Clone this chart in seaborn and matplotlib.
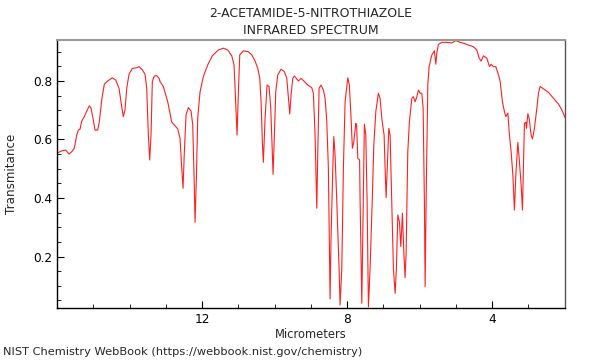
import matplotlib
matplotlib.use("Agg")
import matplotlib.pyplot as plt
import seaborn as sns
from matplotlib.ticker import MultipleLocator

# IR spectrum (wavelength in micrometers)
wavelength_um = [
    16.0, 15.87, 15.76, 15.669, 15.594, 15.523, 15.457, 15.412, 15.366, 15.319,
    15.247, 15.181, 15.109, 15.062, 14.999, 14.952, 14.877, 14.833, 14.767, 14.695,
    14.601, 14.474, 14.381, 14.29, 14.215, 14.171, 14.124, 14.077, 14.014, 13.923,
    13.801, 13.738, 13.647, 13.572, 13.526, 13.481, 13.443, 13.407, 13.371, 13.316,
    13.25, 13.186, 13.159, 13.068, 12.946, 12.836, 12.745, 12.67, 12.607, 12.56,
    12.524, 12.488, 12.441, 12.378, 12.303, 12.257, 12.221, 12.193, 12.157, 12.119,
    12.055, 11.964, 11.843, 11.716, 11.55, 11.412, 11.291, 11.181, 11.117, 11.081,
    11.034, 11.007, 10.96, 10.861, 10.723, 10.629, 10.538, 10.463, 10.408, 10.372,
    10.337, 10.309, 10.262, 10.207, 10.152, 10.105, 10.061, 10.041, 10.006, 9.967,
    9.912, 9.821, 9.73, 9.663, 9.619, 9.581, 9.545, 9.498, 9.454, 9.388,
    9.343, 9.269, 9.178, 9.084, 8.974, 8.93, 8.883, 8.836, 8.808, 8.772,
    8.717, 8.654, 8.607, 8.56, 8.516, 8.491, 8.469, 8.441, 8.394, 8.367,
    8.331, 8.284, 8.221, 8.193, 8.146, 8.102, 8.055, 7.981, 7.937, 7.89,
    7.854, 7.815, 7.76, 7.738, 7.705, 7.655, 7.641, 7.594, 7.567, 7.523,
    7.484, 7.448, 7.412, 7.366, 7.302, 7.263, 7.208, 7.137, 7.09, 7.043,
    6.979, 6.952, 6.924, 6.888, 6.85, 6.814, 6.767, 6.723, 6.676, 6.64,
    6.601, 6.557, 6.519, 6.474, 6.436, 6.4, 6.372, 6.326, 6.281, 6.215,
    6.171, 6.124, 6.077, 6.033, 5.986, 5.939, 5.903, 5.868, 5.848, 5.821,
    5.774, 5.738, 5.663, 5.592, 5.553, 5.526, 5.481, 5.388, 5.25, 5.112,
    5.001, 4.883, 4.792, 4.654, 4.516, 4.422, 4.359, 4.303, 4.24, 4.146,
    4.074, 4.028, 3.964, 3.898, 3.826, 3.779, 3.716, 3.661, 3.622, 3.567,
    3.523, 3.476, 3.429, 3.385, 3.346, 3.291, 3.247, 3.2, 3.164, 3.137,
    3.109, 3.07, 3.054, 3.015, 2.979, 2.924, 2.888, 2.833, 2.767, 2.723,
    2.676, 2.585, 2.447, 2.309, 2.171, 2.077, 1.99,
]
transmittance = [
    0.553, 0.561, 0.564, 0.55, 0.558, 0.57, 0.615, 0.632, 0.635, 0.663,
    0.678, 0.697, 0.715, 0.707, 0.667, 0.632, 0.632, 0.661, 0.735, 0.789,
    0.8, 0.811, 0.803, 0.775, 0.712, 0.678, 0.701, 0.775, 0.823, 0.843,
    0.845, 0.849, 0.838, 0.823, 0.775, 0.615, 0.53, 0.615, 0.798, 0.817,
    0.818, 0.809, 0.798, 0.781, 0.729, 0.659, 0.647, 0.636, 0.604, 0.502,
    0.433, 0.558, 0.684, 0.709, 0.697, 0.65, 0.479, 0.317, 0.467, 0.672,
    0.763, 0.815, 0.855, 0.886, 0.906, 0.912, 0.906, 0.886, 0.855, 0.752,
    0.615, 0.729, 0.889, 0.903, 0.9, 0.889, 0.868, 0.843, 0.809, 0.729,
    0.592, 0.522, 0.672, 0.786, 0.781, 0.707, 0.558, 0.481, 0.615, 0.763,
    0.821, 0.84, 0.832, 0.809, 0.741, 0.687, 0.752, 0.809, 0.817, 0.807,
    0.8, 0.809, 0.798, 0.786, 0.777, 0.758, 0.615, 0.365, 0.558, 0.775,
    0.786, 0.769, 0.741, 0.661, 0.502, 0.256, 0.055, 0.273, 0.502, 0.61,
    0.547, 0.387, 0.16, 0.034, 0.16, 0.502, 0.729, 0.811, 0.786, 0.672,
    0.57, 0.592, 0.655, 0.65, 0.536, 0.53, 0.387, 0.04, 0.273, 0.652,
    0.615, 0.387, 0.028, 0.16, 0.41, 0.581, 0.695, 0.758, 0.741, 0.672,
    0.615, 0.502, 0.401, 0.513, 0.638, 0.615, 0.387, 0.16, 0.074, 0.16,
    0.342, 0.319, 0.234, 0.348, 0.216, 0.128, 0.216, 0.558, 0.661, 0.741,
    0.746, 0.729, 0.746, 0.769, 0.758, 0.758, 0.707, 0.387, 0.097, 0.387,
    0.786, 0.849, 0.889, 0.903, 0.857, 0.895, 0.925, 0.932, 0.932, 0.93,
    0.938, 0.932, 0.929, 0.923, 0.917, 0.906, 0.878, 0.868, 0.886, 0.878,
    0.849, 0.857, 0.849, 0.849, 0.821, 0.798, 0.729, 0.695, 0.678, 0.69,
    0.615, 0.558, 0.479, 0.359, 0.479, 0.59, 0.524, 0.444, 0.359, 0.502,
    0.655, 0.659, 0.638, 0.688, 0.672, 0.615, 0.602, 0.638, 0.707, 0.758,
    0.781, 0.773, 0.761, 0.741, 0.721, 0.701, 0.675,
]
x_ticks = [12, 8, 4]

sns.set_theme(style="ticks")
plt.rcParams['font.family'] = ['DejaVu Sans']

fig = plt.figure(figsize=(6, 3.6), dpi=100)
ax = fig.add_axes([0.095, 0.1436, 0.8467, 0.7453])

sns.lineplot(x=wavelength_um, y=transmittance, sort=False, estimator=None,
             color='#ff2020', linewidth=0.8, ax=ax)

ax.set_xlim(16.0, 1.99)
ax.set_ylim(0.023, 0.940)

ax.set_xticks(x_ticks)
ax.xaxis.set_minor_locator(MultipleLocator(1))
ax.yaxis.set_major_locator(MultipleLocator(0.2))
ax.yaxis.set_minor_locator(MultipleLocator(0.05))
ax.tick_params(which='both', direction='in', labelsize=8.7, colors='black')
ax.tick_params(which='major', length=5, width=0.8)
ax.tick_params(which='minor', length=3, width=0.6)

for side in ['left', 'bottom']:
    ax.spines[side].set_color('black')
    ax.spines[side].set_linewidth(1)
ax.spines['top'].set_color('#999999')
ax.spines['top'].set_linewidth(1.5)
ax.spines['right'].set_color('#555555')
ax.spines['right'].set_linewidth(1)

ax.set_xlabel('Micrometers', fontsize=8.3, labelpad=1)
ax.set_ylabel('Transmitance', fontsize=8.6, labelpad=11)
ax.set_title('2-ACETAMIDE-5-NITROTHIAZOLE\nINFRARED SPECTRUM', fontsize=9,
             linespacing=1.45, pad=4)

fig.text(0.005, 1 - 352 / 360, 'NIST Chemistry WebBook (https://webbook.nist.gov/chemistry)',
         fontsize=8.2, va='center', ha='left')

fig.savefig('out.png', dpi=100)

Stated problem :: Above is a listing; report how many of its lines include the word "seaborn", giving the number only.

Exercise response :: 2